Using a percentage amount of your account is much better than a fixed currency amount, no matter what currency you choose to focus on. This way when you go through a losing streak your position sizes will automatically get smaller and during a winning streak, your position sizes will get bigger.
Rule 3 – Use stop losses
As a beginner, you want to be placing stop losses with your forex broker on each trade. This way when price moves to a certain point the trade will be automatically closed and prevent the temptation creeping in of holding onto losers.
Stop losses also allow you to position size correctly and make sure you have a defined exit point before making a trade. All professional traders know their criteria of where they will enter and exit a trade. Having an initial stop loss is part of every successful trading strategy.
Rule 4 – Beware of margin and leverage
Forex brokers offer their customers leverage and margin to allow them to gain more exposure in the markets. Currency pairs in the forex market generally only move by incremental amounts each day (between 0.1 – 1.5%) although at times can see increased volatility. Traders use leverage to take bigger positions so they can make more profit out of these small moves.
There is a flip side to having this leverage. You now also have the potential to increase the size of your losses. In fact, the margin offered can allow you to take positions that far exceed the size of your account. Discipline is required so you don’t risk any more than you can afford to lose when Forex trading. It’s possible to lose more money than what’s in your account and if you do you will be issued a margin call. A margin call is when your forex broker contacts you to request a deposit that brings your account out of its negative balance.
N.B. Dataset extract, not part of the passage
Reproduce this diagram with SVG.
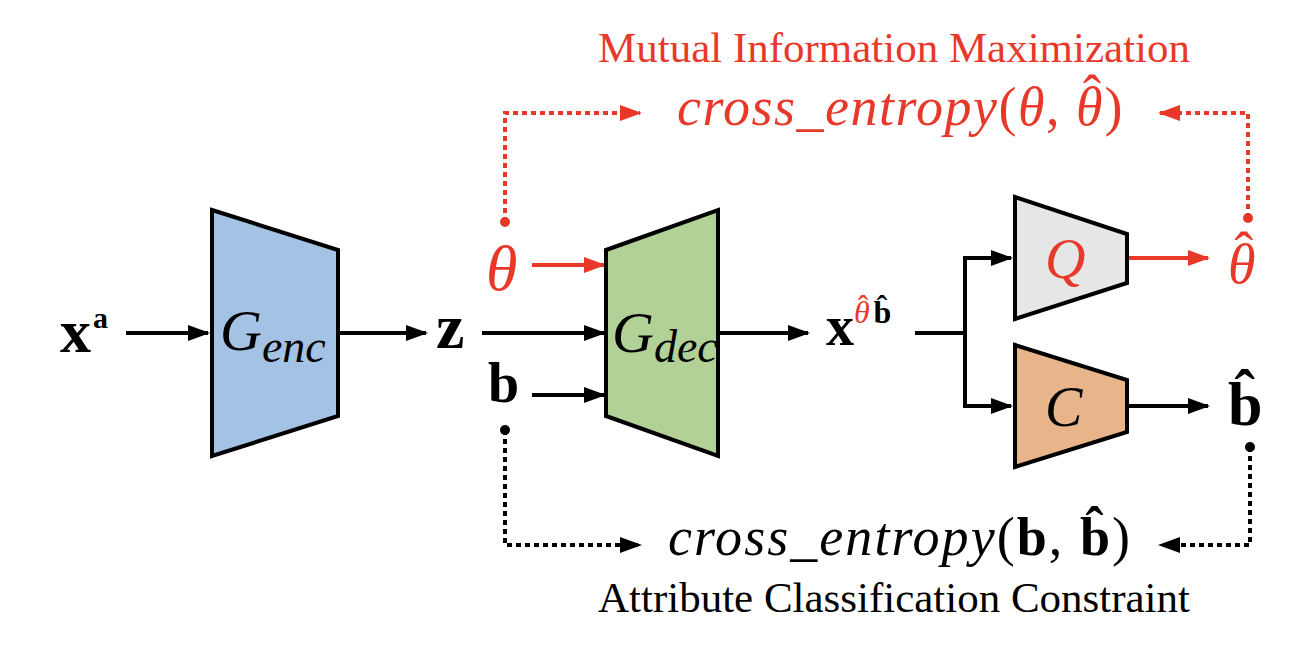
<svg xmlns="http://www.w3.org/2000/svg" width="1310" height="646" viewBox="0 0 1310 646">
<style>
.blk{stroke:#000;stroke-width:4;fill:none}
.red{stroke:#e8382a;stroke-width:4;fill:none}
.dot{stroke-dasharray:5 4}
.shape{stroke:#000;stroke-width:4;stroke-linejoin:miter}
.m{font-family:"Liberation Serif","DejaVu Serif",serif}
.it{font-style:italic}
.bd{font-weight:bold}
.up{font-style:normal}
.rt{fill:#e8382a}
</style>
<defs>
<marker id="ab" markerUnits="userSpaceOnUse" markerWidth="24" markerHeight="18" refX="20" refY="8" orient="auto"><path d="M0,0 L22,8 L0,16 z" fill="#000"/></marker>
<marker id="ar" markerUnits="userSpaceOnUse" markerWidth="24" markerHeight="18" refX="20" refY="8" orient="auto"><path d="M0,0 L22,8 L0,16 z" fill="#e8382a"/></marker>
</defs>

<g id="connectors">
<line class="blk" x1="126" y1="333" x2="208" y2="333" marker-end="url(#ab)"/>
<line class="blk" x1="338" y1="333" x2="426" y2="333" marker-end="url(#ab)"/>
<line class="blk" x1="482" y1="333" x2="604" y2="333" marker-end="url(#ab)"/>
<line class="red" x1="532" y1="265" x2="604" y2="265" marker-end="url(#ar)"/>
<line class="blk" x1="532" y1="395" x2="604" y2="395" marker-end="url(#ab)"/>
<line class="blk" x1="718" y1="333" x2="808" y2="333" marker-end="url(#ab)"/>
<path class="blk" d="M915,333 H965 M965,256 V408"/>
<path class="blk" d="M963,258 H1011" marker-end="url(#ab)"/>
<path class="blk" d="M963,406 H1011" marker-end="url(#ab)"/>
<line class="red" x1="1127" y1="258" x2="1208" y2="258" marker-end="url(#ar)"/>
<line class="blk" x1="1127" y1="406" x2="1208" y2="406" marker-end="url(#ab)"/>
<path class="red dot" d="M505,222 V113 H640" marker-end="url(#ar)"/>
<path class="red dot" d="M1248,218 V113 H1160" marker-end="url(#ar)"/>
<circle cx="505" cy="222" r="5" fill="#e8382a"/>
<circle cx="1248" cy="218" r="5" fill="#e8382a"/>
<path class="blk dot" d="M505,430 V545 H640" marker-end="url(#ab)"/>
<path class="blk dot" d="M1250,447 V545 H1160" marker-end="url(#ab)"/>
<circle cx="505" cy="430" r="5" fill="#000"/>
<circle cx="1250" cy="447" r="5" fill="#000"/>
</g>

<g id="xa"><text class="m bd" x="60" y="352" font-size="62">x<tspan font-size="30" dy="-24" dx="2">a</tspan></text></g>

<g id="genc">
<polygon class="shape" points="212,210 338,250 338,416 212,456" fill="#a4c2e4"/>
<text class="m it" x="220" y="350" font-size="58">G<tspan font-size="46" dy="12">enc</tspan></text>
</g>

<g id="z"><text class="m bd" x="436" y="348" font-size="64">z</text></g>
<g id="theta"><text class="m it rt" x="486" y="290" font-size="64">θ</text></g>
<g id="b"><text class="m bd" x="488" y="402" font-size="56">b</text></g>

<g id="gdec">
<polygon class="shape" points="606,250 718,210 718,456 606,416" fill="#b2d196"/>
<text class="m it" x="612" y="352" font-size="58">G<tspan font-size="46" dy="10">dec</tspan></text>
</g>

<g id="xout"><text class="m bd" x="826" y="345" font-size="56">x<tspan class="it rt" font-weight="normal" font-size="32" dy="-22">θ</tspan><tspan class="rt" font-weight="normal" font-size="32" dx="-12" dy="-6">ˆ</tspan><tspan font-size="32" dx="5" dy="6">b̂</tspan></text></g>

<g id="q">
<polygon class="shape" points="1015,197 1127,234 1127,283 1015,319" fill="#e6e6e6"/>
<text class="m it rt" x="1045" y="278" font-size="56">Q</text>
</g>
<g id="thetahat"><text class="m it rt" x="1228" y="283" font-size="56">θ<tspan class="up" dx="-21" dy="-12">ˆ</tspan></text></g>

<g id="c">
<polygon class="shape" points="1015,345 1127,380 1127,432 1015,467" fill="#e8b48a"/>
<text class="m it" x="1045" y="426" font-size="56">C</text>
</g>
<g id="bhat"><text class="m bd" x="1228" y="425" font-size="62">b̂</text></g>

<g id="mi">
<text class="m rt" x="598" y="62" font-size="43" textLength="592" lengthAdjust="spacingAndGlyphs">Mutual Information Maximization</text>
<text class="m it rt" x="677" y="125" font-size="54" letter-spacing="1.5">cross_entropy<tspan class="up">(</tspan>θ<tspan class="up">,</tspan> θ<tspan class="up" dx="-21" dy="-12">ˆ</tspan><tspan class="up" dx="2" dy="12">)</tspan></text>
</g>

<g id="acc">
<text class="m it" x="668" y="555" font-size="54" textLength="462" lengthAdjust="spacing">cross_entropy<tspan class="up">(</tspan><tspan class="up bd">b</tspan><tspan class="up">,</tspan> <tspan class="up bd">b̂</tspan><tspan class="up">)</tspan></text>
<text class="m" x="598" y="612" font-size="43" textLength="592" lengthAdjust="spacingAndGlyphs">Attribute Classification Constraint</text>
</g>
</svg>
Rule 5 – Have a trading plan
This covers all the topics mentioned above. Having a trading plan ensures you know before every trade how much you are prepared to lose, what your entry point will be, where your stop loss will be and what the profit target is.
You want to find a trading style that appeals to you and fits around your lifestyle. This could be day trading, swing trading (intermediate term) or longer-term position trading. There are also many different ways the markets can be analysed, including different forms of fundamental and technical analysis. You might choose to use exclusively technical analysis, either way; this should be outlined in your trading plan.
Survival guide summary
If you follow the rules outlined in this guide you will avoid the risk of disaster. You will gain real experience trading with real money which is a necessary step to becoming a profitable trader. Not following these rules would be more akin to gambling, choose to use your brains instead when trading rather than just following a gut feeling. This is what 90% of losing traders do and whilst it is possible to get lucky, it’s more likely you won’t be and will end up frustrated with trading. A large majority of beginner forex traders give up, don’t let this be you.
Forex trading is an amazing skill and when you become competent the rewards can be incredible. Forex trading can be a great way to build wealth and can be done from anywhere in the world. All you need is a connection to the internet. Some of the world’s richest people are professional investors in the financial markets; this proves the potential on offer.